By Madhusree Chatterjee
New Delhi: Contemporary Indian dance drew much attention at the just-concluded Edinburgh International Festival, among the few international festivals dedicated solely to performing arts.
A troupe led by Kathak exponent Aditi Mangaldas represented Indian dance with two recitals – one traditional and the other contemporary – in the Scottish town last week. The response from the audience was effusive, according to reports received here.
Contemporary dance in India, unlike in the west, has evolved from classical roots. Over the last 60 years, traditional dances have moved beyond the confines of temples to the proscenium. A group of early experimentalists in the 1950s, all accomplished classical dancers, worked around traditional performance styles and introduced chorus-type group dances with free-flowing movements.
Dancer Jayachandran Palazhy in his treatise “Performing Arts in India: Dance and Theatre” observes that “today an artist’s engagements are often outside structured and institutional set-ups”.
“Students of dance are seeking diverse inputs in their education that was virtually impossible a few years ago. Training in established forms of dance as well as other physical traditions such as martial arts, sports and body care systems from qualified teachers and institutions…experimenting with one’s own peers, learning from videos or through the Internet and being influenced by styles that are seemingly at opposing ends of the spectrum, are all part of the dance activity in the country,” Jayachandran says.
Jayachandran, who has spent several years training abroad, links the rise in the popularity of contemporary dance in India to the opening up of the Indian economy, easy access to the Internet, increased mobility and the change in attitude towards the emerging arts as career options.
Experts say while in the west, contemporary dances drew on elements from modern and post-modern dances together with elements from classical ballet and deconstruction by icons like Martha Graham, in India pioneers like Rabindranath Tagore and Uday Shankar broke through conventions to give traditional dance a contemporary colour in the early 20th century.
According to Kathak guru Vikram Iyenger, Tagore brought the grace of Manipuri, the precision of Bharatanatyam and the drama of Kathakali to create the “Rabindra Nritya” stylised fusion at Shantiniketan. “But I think the father of all Indian contemporary dance is Uday Shankar.
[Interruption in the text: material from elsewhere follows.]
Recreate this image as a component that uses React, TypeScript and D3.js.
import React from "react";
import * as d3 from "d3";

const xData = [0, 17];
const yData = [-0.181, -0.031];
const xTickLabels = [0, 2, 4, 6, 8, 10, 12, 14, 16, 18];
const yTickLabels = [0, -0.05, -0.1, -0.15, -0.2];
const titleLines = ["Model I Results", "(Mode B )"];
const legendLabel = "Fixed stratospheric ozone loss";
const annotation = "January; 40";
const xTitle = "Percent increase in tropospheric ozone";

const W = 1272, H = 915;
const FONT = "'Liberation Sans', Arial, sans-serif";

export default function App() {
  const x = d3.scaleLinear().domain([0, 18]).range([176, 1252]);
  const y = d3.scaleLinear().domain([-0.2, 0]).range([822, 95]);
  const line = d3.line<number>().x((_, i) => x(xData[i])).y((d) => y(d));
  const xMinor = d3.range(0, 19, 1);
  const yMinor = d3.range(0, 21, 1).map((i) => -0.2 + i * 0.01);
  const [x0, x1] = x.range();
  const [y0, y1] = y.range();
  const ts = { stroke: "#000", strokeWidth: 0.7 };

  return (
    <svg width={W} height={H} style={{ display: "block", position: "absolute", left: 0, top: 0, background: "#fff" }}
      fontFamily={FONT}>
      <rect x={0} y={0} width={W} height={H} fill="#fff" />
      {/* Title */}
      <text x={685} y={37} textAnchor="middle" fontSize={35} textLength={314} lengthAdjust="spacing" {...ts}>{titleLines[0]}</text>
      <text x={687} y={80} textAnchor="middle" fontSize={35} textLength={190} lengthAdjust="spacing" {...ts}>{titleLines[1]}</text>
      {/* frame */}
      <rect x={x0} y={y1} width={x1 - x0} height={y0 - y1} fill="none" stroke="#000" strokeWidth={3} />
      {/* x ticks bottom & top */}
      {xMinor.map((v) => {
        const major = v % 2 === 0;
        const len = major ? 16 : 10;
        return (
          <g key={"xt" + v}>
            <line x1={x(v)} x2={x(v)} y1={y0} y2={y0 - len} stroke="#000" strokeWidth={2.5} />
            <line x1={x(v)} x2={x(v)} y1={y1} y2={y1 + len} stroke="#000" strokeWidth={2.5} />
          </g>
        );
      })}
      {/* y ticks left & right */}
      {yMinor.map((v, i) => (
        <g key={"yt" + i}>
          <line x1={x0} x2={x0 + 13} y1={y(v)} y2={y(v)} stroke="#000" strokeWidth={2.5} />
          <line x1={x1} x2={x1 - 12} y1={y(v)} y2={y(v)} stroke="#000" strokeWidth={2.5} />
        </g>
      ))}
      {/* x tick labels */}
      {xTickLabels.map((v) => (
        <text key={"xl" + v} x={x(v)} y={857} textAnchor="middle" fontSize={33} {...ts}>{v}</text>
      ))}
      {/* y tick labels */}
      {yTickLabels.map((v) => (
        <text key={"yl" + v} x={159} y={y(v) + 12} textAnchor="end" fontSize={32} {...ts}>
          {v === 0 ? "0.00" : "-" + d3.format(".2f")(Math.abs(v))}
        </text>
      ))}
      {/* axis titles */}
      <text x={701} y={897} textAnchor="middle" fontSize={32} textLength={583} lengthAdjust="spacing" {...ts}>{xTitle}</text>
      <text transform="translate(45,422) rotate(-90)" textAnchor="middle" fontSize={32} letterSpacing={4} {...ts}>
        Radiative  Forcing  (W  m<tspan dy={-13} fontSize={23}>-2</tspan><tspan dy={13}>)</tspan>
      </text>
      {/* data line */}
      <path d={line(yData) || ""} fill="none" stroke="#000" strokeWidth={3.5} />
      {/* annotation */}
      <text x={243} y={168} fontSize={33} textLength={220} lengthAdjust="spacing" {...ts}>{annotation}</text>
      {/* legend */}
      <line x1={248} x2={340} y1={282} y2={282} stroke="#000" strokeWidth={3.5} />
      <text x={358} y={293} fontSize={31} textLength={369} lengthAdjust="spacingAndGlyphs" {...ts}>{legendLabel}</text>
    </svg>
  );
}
He was the one who followed his heart to assemble material from different dance forms to create a new idiom. Before Uday Shankar, Tagore’s style was the precursor of contemporary dance in India,” Kathak exponent Shovana Narayan told IANS.
“Most dancers have basic training in a traditional style, which is later amalgamated with a western style. Contemporary dance with classical roots is now finding its own space. Even in the west, it did not evolve overnight; the movement took 150 years to evolve,” Narayan says.
“I am satisfied with the contemporary style in the Kathak idiom,” says the danseuse, who draws from Kathakali, Bharatanatyam, Manipuri and Chhau and also moves from Kalaripayattu to narrate new stories about changing times.
One of the pioneers of the contemporary dance movement was Chandralekha, whose unique style could not be copied after her death, says Bharatanatyam veteran Prathibha Prahlad. The Chennai-based Chandralekha used “dasi attam” – a form of temple dance – with yoga and Kalaripayattu in her contemporary minimalistic productions to talk about social angst and freedom. Chandralekha was often known to describe her productions as “celebrations of the human body”.
“If you look at the growth of contemporary dance in India, most of the practitioners are classical dancers. After rooting itself in classical dance, the dance style took to contemporary forms as a rebel movement,” Prahlad told IANS.
There is a strong sense of style in Indian contemporary dance, Prahlad says. The dancer modernises her content in the framework of Bharatanatyam. Prahlad interprets Krishna in “Call of the Flute” in the backdrop of the rural-urban divide in a new contemporary India. Krishna wants to return to his flute, village and Radha – the symbols of the countryside he left behind.
History and cataclysmic events like the two World Wars, along with literature and folk traditions, find expression in contemporary dance in India, says Odissi exponent Sonal Mansingh. “The technical aspect plays a huge part in the contemporary Indian dance; the music is a mix of tabla and jazz. But the inspirations for the body language are from other Indian dances,” Mansingh told IANS.
“I have been on the stage for 50 years. I am always contemporary, because I live in contemporary times,” Sonal Mansingh signs off.